ADIOS - I-NERGY Training Model
The docker contains the execution script to train the models on a dataset with extended labels
Given the alarm labelled set, which can be extended using the labelling system described above, we train a machine learning model to predict its category. The available alarms are randomly split in half, and the first part is used as a training set and the latter as a test set, on which we evaluate the performance.
Alarms are mainly made of string fields (categorical data), and not all machine learning alarms can be fed with this kind of data. For this purpose, we first need to preprocess the data. OneHotEncoding is applied to convert categorical data into numerical ones, except for the event_message field, which is pre-processed differently. As previously mentioned, we build a vocabulary by tokenizing all the words contained in this field, and then cleaning them from meaningless words. For each alarm x, we count the frequency of each v V and use the obtained |V|-dimensional vector as feature for x. We either apply our machine learning models on the categorical data or on the event_message field. Experimental results have shown that the latter option delivers superior results.

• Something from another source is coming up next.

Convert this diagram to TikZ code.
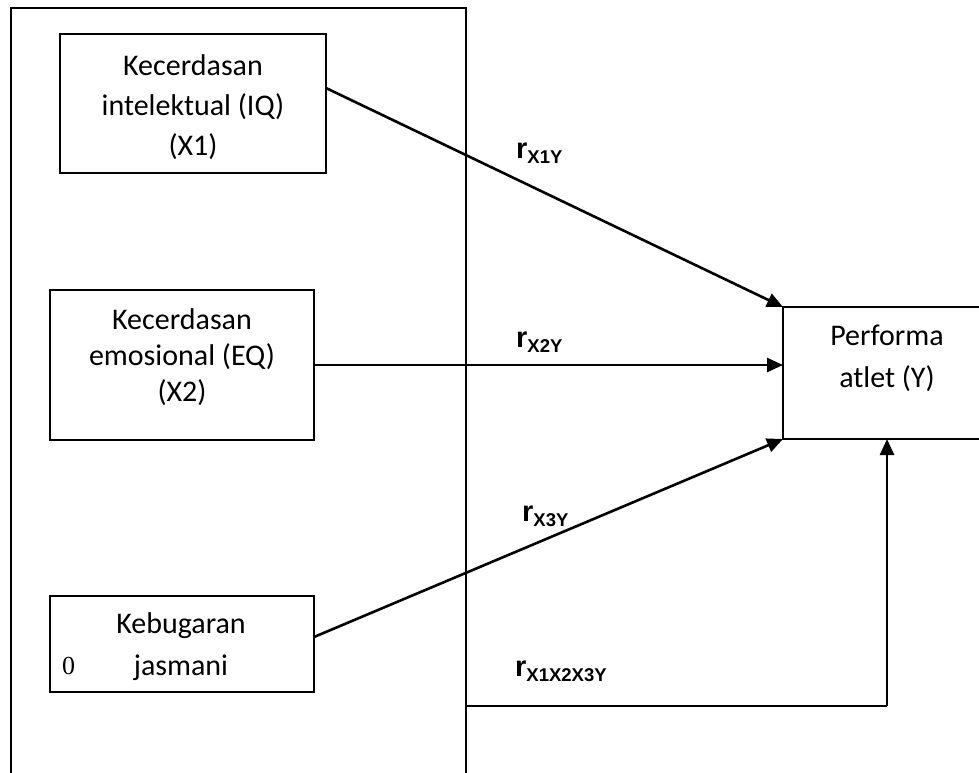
\documentclass[tikz,border=0pt]{standalone}
\usepackage{fontspec}
\setmainfont{Carlito}
\newfontfamily\lblfont{Liberation Sans}
\newfontfamily\serffont{Liberation Serif}
\usetikzlibrary{arrows.meta}
\tikzset{
  boxnode/.style={draw=black, line width=2pt, anchor=north west, inner sep=0pt, outer sep=0pt},
  txt/.style={font=\fontsize{30}{#1}\selectfont, align=center, anchor=base, inner sep=0pt},
  conn/.style={line width=2.6pt, -{Triangle[length=16pt,width=14pt]}},
  plain/.style={line width=2.4pt},
  rlabel/.style={font=\lblfont\bfseries\fontsize{29}{29}\selectfont, anchor=base west, inner sep=0pt}
}
\newcommand{\rsub}[1]{r\raisebox{-5pt}{\fontsize{18.5}{18.5}\selectfont #1}}
\begin{document}
\begin{tikzpicture}[x=1pt,y=-1pt]
\useasboundingbox (0,0) rectangle (979,772);
\clip (0,0) rectangle (979,772);
\node[boxnode, minimum width=455pt, minimum height=800pt] (frame) at (11,8) {};
\node[boxnode, minimum width=266pt, minimum height=139pt] (x1) at (60,34) {};
\node[boxnode, minimum width=264pt, minimum height=150pt] (x2) at (50,290) {};
\node[boxnode, minimum width=264pt, minimum height=96pt] (x3) at (50,596) {};
\node[boxnode, minimum width=208pt, minimum height=132pt] (y) at (783,307) {};

\node[txt=40] (x1t) at (193,155) {Kecerdasan\\intelektual (IQ)\\(X1)};
\node[txt=36] (x2t) at (182,401) {Kecerdasan\\emosional (EQ)\\(X2)};
\node[txt=42] (x3t) at (181,675) {Kebugaran\\jasmani};
\node[font=\serffont\fontsize{26}{26}\selectfont, anchor=base west, inner sep=0pt] (zero) at (62,674) {0};
\node[txt=42] (yt) at (887,387) {Performa\\atlet (Y)};

\draw[conn] ([yshift=15.5pt]x1.east) -- (y.north west);
\draw[conn] (x2.east) -- (x2.east -| y.west);
\draw[conn] ([yshift=7pt]x3.east) -- (y.south west);
\coordinate (bstart) at (frame.east |- 0,706);
\coordinate (bcorner) at (y.south |- 0,706);
\draw[plain] (bstart) -- (bcorner);
\draw[conn] (bcorner) -- (y.south);

\node[rlabel] (l1) at (516,158) {\rsub{X1Y}};
\node[rlabel] (l2) at (516,347) {\rsub{X2Y}};
\node[rlabel] (l3) at (522,521) {\rsub{X3Y}};
\node[rlabel] (l4) at (515,676) {\rsub{X1X2X3Y}};
\end{tikzpicture}
\end{document}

Once that data is ready, we train the machine learning model on it. We use the implementation of the widely adopted scikit-learn Python package, which offers an intuitive interface to apply machine learning algorithms. Model hyperparameters are left to their default value as we were not provided with enough data to perform the cross-validation phase for model selection, which usually allows us to choose the best hyperparameters configuration for the given data. The evaluation on the test set is done using four different metrics: accuracy, precision on critical alarms, recall on critical alarms and f1 on critical alarms, which are described above.